Edit: I guess you realize this already, but there are a few confused comments from other people here, so I will not retract this.
I am aware that this is not a decision algorithm. I said in my original comment that the set is recursively enumerable, and I also said that the algorithm will not terminate on true oracles. That is, we can list the fake oracles, but we cannot decide on the fake status of an oracle in finite time. This is what recursively enumerable means: http://en.wikipedia.org/wiki/Recursively_enumerable_set.
This is different from "recursive" (http://en.wikipedia.org/wiki/Recursive_set) where we can decide on membership in finite time.
Here's something I've been wondering about, in the context of Solomonoff induction and uncomputable sequences.

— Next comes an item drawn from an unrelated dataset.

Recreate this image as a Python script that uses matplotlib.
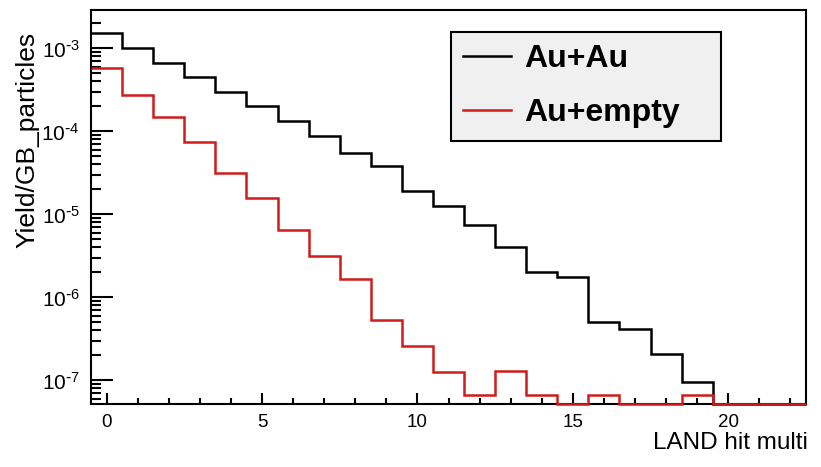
import numpy as np
import matplotlib.pyplot as plt
from matplotlib.lines import Line2D
from matplotlib.ticker import LogLocator, MultipleLocator, NullFormatter, FuncFormatter

plt.rcParams['font.family'] = 'Liberation Sans'
plt.rcParams['mathtext.default'] = 'regular'

# Histogram data (bins centred on 0..22, width 1)
bin_edges = np.arange(-0.5, 23.0, 1.0)
au_au = [1.55e-3, 1.0e-3, 6.7e-4, 4.55e-4, 3.0e-4, 2.0e-4, 1.34e-4, 8.9e-5,
         5.5e-5, 3.8e-5, 1.9e-5, 1.26e-5, 7.4e-6, 4.05e-6, 2.03e-6, 1.77e-6,
         5.0e-7, 4.2e-7, 2.1e-7, 9.6e-8, 0, 0, 0]
au_empty = [5.8e-4, 2.75e-4, 1.5e-4, 7.4e-5, 3.15e-5, 1.57e-5, 6.5e-6, 3.15e-6,
            1.66e-6, 5.3e-7, 2.6e-7, 1.28e-7, 6.6e-8, 1.3e-7, 6.6e-8, 0,
            6.6e-8, 0, 0, 6.6e-8, 0, 0, 0]
labels = ['Au+Au', 'Au+empty']
colors = ['black', '#d01c1c']

y_min, y_max = 5.2e-8, 2.9e-3

fig = plt.figure(figsize=(8.21, 4.67), dpi=100)
ax = fig.add_axes([91/821, 1 - 404/467, 715/821, 394/467])
ax.set_yscale('log')

# empty bins are drawn on the bottom of the frame, like ROOT does
for vals, col in zip([au_au, au_empty], colors):
    v = np.array(vals, dtype=float)
    v = np.where(v > 0, v, y_min)
    ax.stairs(v, bin_edges, baseline=None, color=col, lw=1.8,
              clip_on=False, zorder=3)

ax.set_xlim(-0.5, 22.5)
ax.set_ylim(y_min, y_max)

ax.xaxis.set_major_locator(MultipleLocator(5))
ax.xaxis.set_minor_locator(MultipleLocator(1))
ax.yaxis.set_major_locator(LogLocator(base=10))
ax.yaxis.set_minor_locator(LogLocator(base=10, subs=np.arange(2, 10)))
ax.yaxis.set_minor_formatter(NullFormatter())
ax.yaxis.set_major_formatter(FuncFormatter(
    lambda v, p: r'$10^{\text{-}%d}$' % round(-np.log10(v))))

for s in ax.spines.values():
    s.set_linewidth(1.5)
ax.tick_params(axis='both', which='both', direction='in', width=1.5,
               top=False, right=False)
ax.tick_params(axis='y', which='major', length=16, pad=8, labelsize=15)
ax.tick_params(axis='y', which='minor', length=7.5)
ax.tick_params(axis='x', which='major', length=8, pad=7, labelsize=13.5)
ax.tick_params(axis='x', which='minor', length=4)

fig.text(27/821, 1 - 140/467, 'Yield/GB_particles', rotation=90,
         ha='center', va='center', fontsize=19)
fig.text(808/821, 1 - 443/467, 'LAND hit multi', ha='right', va='center',
         fontsize=17.5)

handles = [Line2D([], [], color=c, lw=1.8) for c in colors]
leg = ax.legend(handles, labels, loc='upper left', mode='expand',
                bbox_to_anchor=(451/821, 1 - 139/467, 270/821, 107/467),
                bbox_transform=fig.transFigure, borderaxespad=0,
                prop={'weight': 'bold', 'size': 23}, fancybox=False,
                handlelength=1.5, handletextpad=0.4, labelspacing=0.76,
                borderpad=0.38)
leg.get_frame().set_facecolor('#f0f0f0')
leg.get_frame().set_edgecolor('black')
leg.get_frame().set_linewidth(1.5)
leg.get_frame().set_alpha(1)

fig.savefig('out.png', dpi=100)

I have a device that is either a halting oracle, or an ordinary Turing machine which gives the correct answer to the halting problem for all programs smaller than some finite length N but always outputs "does not halt" when asked to evaluate programs larger than N. If you don't know what N is and you don't have infinite time, is there a way to tell the difference between the actual halting oracle (which gives correct answers for all possible programs) and a "fake" halting oracle which starts giving wrong answers for some N that just happens to be larger than any program that you've tested so far?
The Kolmogorov complexity of an uncomputable sequence is infinite, so Solomonoff induction assigns it a probability of zero, but there's always a computable number with less than epsilon error, so would this ever actually matter?